Si las instituciones concedieran un premio al de «menos probabilidad de éxito», casi con toda seguridad Jesús habría sido el favorito para el premio. Nació fuera del matrimonio, de una madre sin renombre (Lucas 1-2), fue adoptado por un simple carpintero llamado José de Nazaret y todo el mundo sabía que de Nazaret no podía salir nada bueno (Juan 1:46). No tenía majestad externa ni aspecto hermoso que lo hiciera deseable (Isaías 53:2) y ni siquiera tenía un lugar donde recostar la cabeza (Mateo 8:20). Por si todo esto fuera poco, murió de la forma más vergonzosa que se pueda imaginar, como un criminal convicto por medio de la crucifixión (Juan 19).
El éxito de Jesús no se mide según el criterio del mundo porque Jesús no es de este mundo. El éxito o el fracaso de Su vida no puede evaluarse según los estándares del mundo, porque la vida que vivió y el Reino que construye no son de este mundo.

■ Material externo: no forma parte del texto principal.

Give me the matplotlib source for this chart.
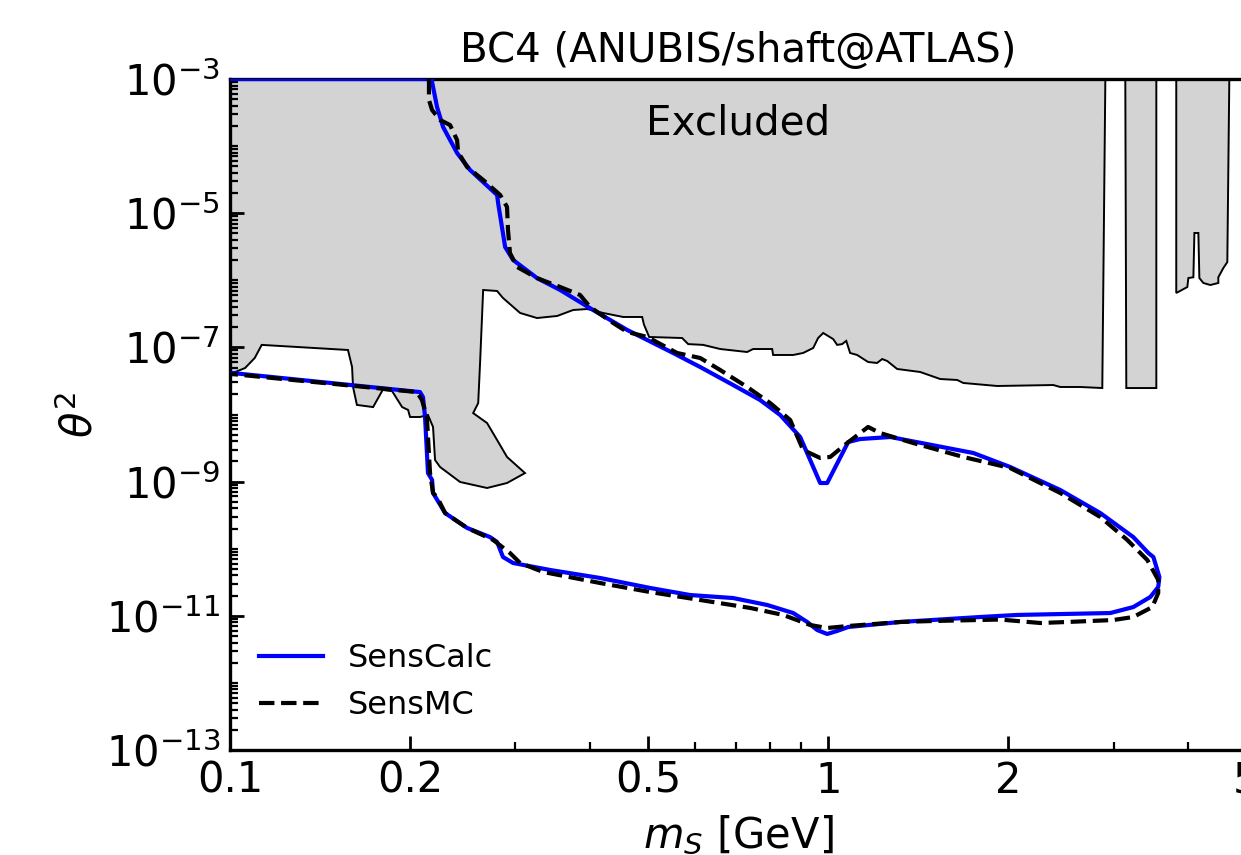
import numpy as np
import matplotlib
matplotlib.use("Agg")
import matplotlib.pyplot as plt
from matplotlib.ticker import LogLocator, FixedLocator, NullFormatter

# Excluded region (existing limits), main polygon
excl_m = [0.1, 0.1, 0.106, 0.110, 0.113, 0.1575, 0.160, 0.1606, 0.163, 0.1735,
          0.180, 0.1866, 0.194, 0.1985, 0.200, 0.2078, 0.2143, 0.2185, 0.2202, 0.2245,
          0.2425, 0.269, 0.2905, 0.3113, 0.2905, 0.2796, 0.269, 0.255, 0.260, 0.262,
          0.265, 0.2796, 0.286, 0.3055, 0.326, 0.3523, 0.3747, 0.3954, 0.4205, 0.4542,
          0.4887, 0.492, 0.502, 0.570, 0.5834, 0.618, 0.660, 0.732, 0.749, 0.806,
          0.809, 0.874, 0.908, 0.944, 0.962, 0.981, 1.0195, 1.035, 1.055, 1.072,
          1.088, 1.118, 1.166, 1.207, 1.231, 1.255, 1.304, 1.425, 1.539, 1.643,
          1.682, 1.917, 2.378, 2.443, 2.639, 2.872, 2.906]
excl_th = [1e-3, 4.0e-8, 4.93e-8, 6.95e-8, 1.09e-7, 9.15e-8, 5.1e-8, 2.57e-8, 1.39e-8, 1.29e-8,
           2.32e-8, 2.24e-8, 1.29e-8, 1.17e-8, 9.18e-9, 9.18e-9, 9.84e-9, 6.52e-9, 2.10e-9, 1.65e-9,
           9.87e-10, 8.03e-10, 9.53e-10, 1.34e-9, 2.33e-9, 4.17e-9, 7.47e-9, 1.05e-8, 1.48e-8, 6.49e-8,
           7.17e-7, 6.93e-7, 5.45e-7, 3.26e-7, 2.74e-7, 2.94e-7, 3.61e-7, 3.73e-7, 3.26e-7, 2.84e-7,
           2.84e-7, 2.2e-7, 1.43e-7, 1.38e-7, 1.12e-7, 1.09e-7, 9.46e-8, 8.54e-8, 9.46e-8, 9.46e-8,
           7.71e-8, 7.71e-8, 8.26e-8, 9.8e-8, 1.38e-7, 1.64e-7, 1.33e-7, 1.09e-7, 1.12e-7, 1.25e-7,
           8.26e-8, 7.71e-8, 6.06e-8, 5.86e-8, 6.71e-8, 6.27e-8, 4.77e-8, 4.30e-8, 3.38e-8, 3.27e-8,
           2.95e-8, 2.66e-8, 2.75e-8, 2.57e-8, 2.57e-8, 2.48e-8, 1e-3]

# narrow excluded strips at high mass
strip2_m = [3.138, 3.15, 3.536, 3.536]
strip2_th = [1e-3, 2.48e-8, 2.48e-8, 1e-3]
strip3_m = [3.818, 3.818, 3.984, 4.0, 4.078, 4.094, 4.157, 4.173, 4.238, 4.353,
            4.489, 4.489, 4.576, 4.647, 4.683]
strip3_th = [1e-3, 6.47e-7, 7.94e-7, 1.08e-6, 1.11e-6, 5.07e-6, 5.07e-6, 1.08e-6, 9.12e-7, 8.51e-7,
             9.12e-7, 1.11e-6, 1.52e-6, 1.87e-6, 1e-3]

# SensCalc sensitivity contour
calc_m = [0.1, 0.2177, 0.2177, 0.2219, 0.2271, 0.2397, 0.2520, 0.2796, 0.2807, 0.2884,
          0.2974, 0.326, 0.3564, 0.4046, 0.4613, 0.5506, 0.611, 0.6936, 0.7697, 0.8312,
          0.8978, 0.9696, 0.9961, 1.080, 1.131, 1.27, 1.748, 2.015, 2.443, 2.85,
          3.236, 3.429, 3.496, 3.578, 3.562, 3.456, 3.236, 2.962, 2.07, 1.796,
          1.319, 1.080, 1.035, 0.9961, 0.9585, 0.9224, 0.874, 0.7907, 0.6936, 0.5878,
          0.5039, 0.4157, 0.3428, 0.2974, 0.286, 0.2796, 0.2721, 0.2491, 0.2289, 0.2185,
          0.2177, 0.2143, 0.2119, 0.2102, 0.2078, 0.101, 0.1]
calc_th = [1e-3, 1e-3, 9.02e-4, 3.83e-4, 1.93e-4, 7.89e-5, 4.40e-5, 1.87e-5, 1.42e-5, 3.13e-6,
           2.01e-6, 1.08e-6, 7.17e-7, 3.61e-7, 1.82e-7, 8.25e-8, 5.1e-8, 2.75e-8, 1.64e-8, 9.84e-9,
           4.62e-9, 9.53e-10, 9.53e-10, 3.89e-9, 4.31e-9, 4.62e-9, 2.67e-9, 1.65e-9, 7.5e-10, 3.40e-10,
           1.49e-10, 8.63e-11, 7.52e-11, 3.79e-11, 2.69e-11, 1.91e-11, 1.35e-11, 1.10e-11, 1.03e-11, 9.6e-12,
           8.09e-12, 6.81e-12, 5.94e-12, 5.36e-12, 6.14e-12, 8.09e-12, 1.10e-11, 1.45e-11, 1.84e-11, 2.04e-11,
           2.60e-11, 3.66e-11, 4.82e-11, 6.12e-11, 7.52e-11, 1.26e-10, 1.49e-10, 2.04e-10, 3.40e-10, 6.77e-10,
           1.06e-9, 1.34e-9, 9.18e-9, 1.82e-8, 2.16e-8, 4.15e-8, 4.02e-8]

# SensMC sensitivity contour
mc_m = [0.2151, 0.2151, 0.2177, 0.2245, 0.2333, 0.2397, 0.2406, 0.2491, 0.265, 0.2829,
        0.2905, 0.2916, 0.2938, 0.302, 0.326, 0.3564, 0.3848, 0.3999, 0.4371, 0.4613,
        0.4984, 0.5591, 0.611, 0.660, 0.732, 0.80, 0.864, 0.908, 0.9696, 1.008,
        1.076, 1.166, 1.221, 1.387, 1.682, 1.917, 2.015, 2.443, 2.85, 3.162,
        3.415, 3.562, 3.562, 3.482, 3.236, 2.996, 2.51, 2.262, 1.939, 1.498,
        1.319, 1.080, 0.9961, 0.933, 0.841, 0.7405, 0.611, 0.5039, 0.4157, 0.3338,
        0.3055, 0.2938, 0.2754, 0.2491, 0.2289, 0.2219, 0.2185, 0.2160, 0.2134, 0.2094,
        0.2054, 0.101, 0.1]
mc_th = [1e-3, 4.87e-4, 3.45e-4, 2.45e-4, 2.06e-4, 1.23e-4, 8.17e-5, 4.88e-5, 3.13e-5, 1.87e-5,
         1.24e-5, 5.62e-6, 2.55e-6, 1.58e-6, 1.08e-6, 7.95e-7, 6.04e-7, 4.0e-7, 2.31e-7, 1.70e-7,
         1.43e-7, 8.25e-8, 6.95e-8, 4.6e-8, 2.57e-8, 1.48e-8, 8.28e-9, 2.96e-9, 2.25e-9, 2.33e-9,
         3.76e-9, 6.52e-9, 5.3e-9, 3.76e-9, 2.33e-9, 1.77e-9, 1.59e-9, 6.77e-10, 2.97e-10, 1.35e-10,
         6.79e-11, 3.42e-11, 2.19e-11, 1.35e-11, 9.6e-12, 8.65e-12, 8.09e-12, 7.81e-12, 8.8e-12, 8.37e-12,
         8.09e-12, 7.05e-12, 6.58e-12, 7.29e-12, 1.03e-11, 1.31e-11, 1.72e-11, 2.26e-11, 3.08e-11, 4.5e-11,
         6.12e-11, 8.63e-11, 1.35e-10, 2.04e-10, 3.40e-10, 5.9e-10, 6.77e-10, 1.34e-9, 9.18e-9, 1.64e-8,
         2.16e-8, 4.0e-8, 3.9e-8]

xticks = [0.1, 0.2, 0.5, 1, 2, 5]
xtick_labels = ["0.1", "0.2", "0.5", "1", "2", "5"]
xminor = [0.3, 0.4, 0.6, 0.7, 0.8, 0.9, 3, 4]

plt.rcParams["font.size"] = 15

fig = plt.figure(figsize=(6.205, 4.275), dpi=200)
ax = fig.add_axes([0.1853, 0.1228, 0.819, 0.7848])

# excluded regions
for xs, ys in [(excl_m, excl_th), (strip2_m, strip2_th), (strip3_m, strip3_th)]:
    ax.fill(xs, ys, facecolor="lightgray", edgecolor="black", linewidth=0.7, zorder=1)

ax.plot(calc_m, calc_th, color="blue", lw=1.5, label="SensCalc", zorder=3)
ax.plot(mc_m, mc_th, color="black", ls="--", lw=1.5, label="SensMC", zorder=4)

ax.text(0.5, 0.934, "Excluded", transform=ax.transAxes, ha="center", va="center", fontsize=14.6)

ax.set_xscale("log")
ax.set_yscale("log")
ax.set_xlim(0.1, 5)
ax.set_ylim(1e-13, 1e-3)

ax.xaxis.set_major_locator(FixedLocator(xticks))
ax.set_xticklabels(xtick_labels)
ax.xaxis.set_minor_locator(FixedLocator(xminor))
ax.xaxis.set_minor_formatter(NullFormatter())
ax.yaxis.set_major_locator(FixedLocator([1e-13, 1e-11, 1e-9, 1e-7, 1e-5, 1e-3]))
ax.yaxis.set_minor_locator(LogLocator(base=10, subs=np.arange(1, 10), numticks=100))
ax.yaxis.set_minor_formatter(NullFormatter())

ax.tick_params(which="both", direction="in", top=False, right=False)
ax.tick_params(which="major", length=5, width=1)
ax.tick_params(which="minor", length=3, width=0.8)
for s in ax.spines.values():
    s.set_linewidth(1.2)

ax.set_title("BC4 (ANUBIS/shaft@ATLAS)", fontsize=14.5)
ax.set_xlabel(r"$m_S$ [GeV]", labelpad=4.5)
ax.set_ylabel(r"$\theta^2$", labelpad=1.5)
ax.legend(loc="lower left", frameon=False, fontsize=11.5)

fig.savefig("out.png", dpi=200)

Pero al no ser de este mundo, Jesús es el perfecto Salvador para este mundo. Si Adán y Eva pusieron al mundo patas arriba cuando se aferraron a la igualdad con Dios, fue Jesús quien puso al mundo patas arriba cuando «no consideró el ser igual a Dios como algo a qué aferrarse». Si Adán y Eva pusieron al mundo patas arriba al envanecerse de orgullo, fue Jesús quien enderezó al mundo cuando «se despojó a sí mismo tomando forma de siervo». Si Adán y Eva pusieron al mundo patas arriba al desobedecer el mandamiento de Dios, fue Jesús quien lo enderezó «haciéndose obediente hasta la muerte, y muerte de cruz» (Filipenses 2:6-8).

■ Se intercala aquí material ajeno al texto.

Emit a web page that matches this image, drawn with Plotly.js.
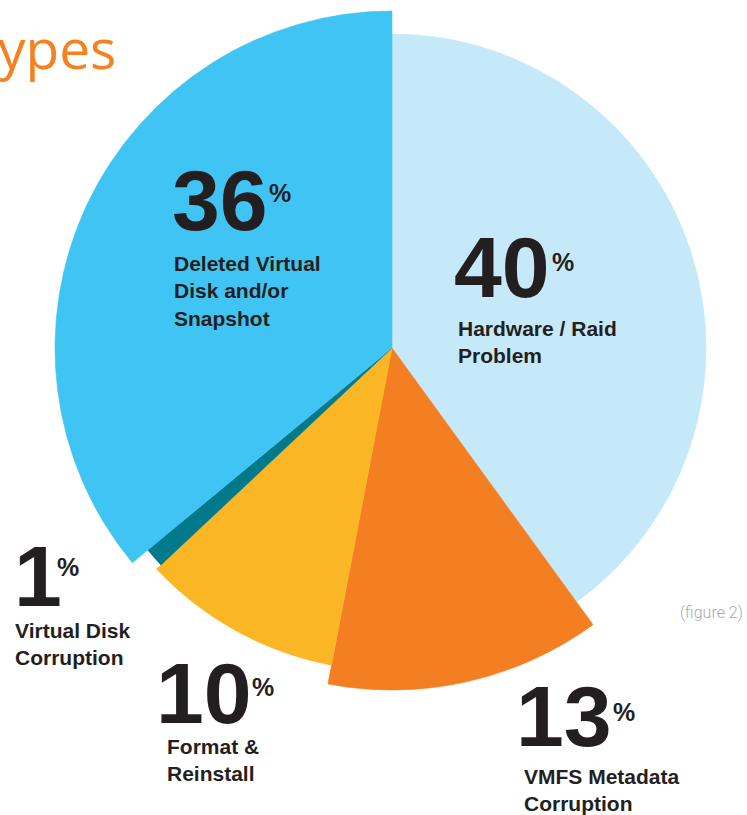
<!DOCTYPE html>
<html>
<head>
<meta charset="utf-8">
<script src="https://cdn.plot.ly/plotly-3.0.1.min.js"></script>
<style>html,body{margin:0;padding:0;background:#fff;}#chart{width:747px;height:815px;}</style>
</head>
<body>
<div id="chart"></div>
<script>
// ---- data (clockwise from 12 o'clock) ----
const categories = ["Hardware / Raid<br>Problem", "VMFS Metadata<br>Corruption", "Format &amp;<br>Reinstall", "Virtual Disk<br>Corruption", "Deleted Virtual<br>Disk and/or<br>Snapshot"];
const percents = [40, 13, 10, 1, 36];
const titleText = "ypes";
const noteText = "(figure 2)";

// ---- styles ----
const sliceColors = ["#C6E9F9", "#F47E22", "#FBB626", "#00798A", "#40C4F3"];
const sliceRadius = [314, 342, 323, 317, 337];
// label placement in pixels: [numLeft, numCapTop, pctLeft, pctTop, labelLeft, labelCapTop]
const labelPos = [
  [452, 234, 550, 252, 456, 320],
  [514, 683, 611, 702, 522, 768],
  [154, 660, 250, 677, 165, 738],
  [12, 543, 55, 557, 13, 622],
  [170, 167, 267, 183, 172, 255]
];

const W = 747, H = 815, CX = 392, CY = 348, RMAX = 343;
const total = percents.reduce((a, b) => a + b, 0);
let cum = 0;
const theta = [], widths = [];
percents.forEach(p => {
  const w = p / total * 360;
  theta.push(cum + w / 2);
  widths.push(w);
  cum += w;
});

const trace = {
  type: "barpolar",
  r: sliceRadius,
  theta: theta,
  width: widths,
  marker: {color: sliceColors, line: {color: sliceColors, width: 0.6}},
  hoverinfo: "skip"
};

const FONT = "Liberation Sans, Arial, sans-serif";
const ink = "#231f20";
const annotations = [];
function px(x) { return x / W; }
function py(y) { return 1 - y / H; }
function addText(text, left, capTop, size, color, family) {
  annotations.push({
    xref: "paper", yref: "paper", x: px(left), y: py(capTop - 1 - 0.19 * size),
    xanchor: "left", yanchor: "top", align: "left", showarrow: false,
    text: text, font: {family: family || FONT, size: size, color: color || ink, weight: 700}
  });
}
percents.forEach((p, i) => {
  const q = labelPos[i];
  addText("<b>" + p + "</b>", q[0], q[1], 86);
  addText("<b>%</b>", q[2], q[3], 25);
  addText("<b>" + categories[i] + "</b>", q[4], q[5], 21);
});
// title fragment (cut off at left edge in the reference)
annotations.push({
  xref: "paper", yref: "paper", x: px(-4), y: py(87), xanchor: "left", yanchor: "bottom",
  showarrow: false, text: titleText, font: {family: "Open Sans, sans-serif", size: 55, color: "#F58220"}
});
annotations.push({
  xref: "paper", yref: "paper", x: px(745), y: py(612), xanchor: "right", yanchor: "middle",
  showarrow: false, text: noteText, font: {family: "Roboto, sans-serif", size: 16, color: "#A7A9AC", weight: 300}
});

const layout = {
  width: W, height: H,
  margin: {l: 0, r: 0, t: 0, b: 0},
  paper_bgcolor: "#ffffff",
  showlegend: false,
  polar: {
    domain: {x: [(CX - RMAX) / W, (CX + RMAX) / W], y: [(H - CY - RMAX) / H, (H - CY + RMAX) / H]},
    bgcolor: "rgba(0,0,0,0)",
    bargap: 0,
    hole: 0,
    radialaxis: {visible: false, range: [0, RMAX]},
    angularaxis: {visible: false, direction: "clockwise", rotation: 90, thetaunit: "degrees"}
  },
  annotations: annotations
};

Plotly.newPlot("chart", [trace], layout, {displayModeBar: false, staticPlot: true});
</script>
</body>
</html>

El hombre más exitoso que jamás haya existido parecía un fracaso a los ojos del mundo, pero a los ojos del Padre era un verdadero éxito, y el Padre «le exaltó hasta lo sumo, y le confirió el nombre que es sobre todo nombre» (Filipenses 2:9). La cruz es necedad para los gentiles y piedra de tropiezo para los judíos. Pero para los que son salvos, es la definición del verdadero éxito (1 Corintios 1:18, 22-24).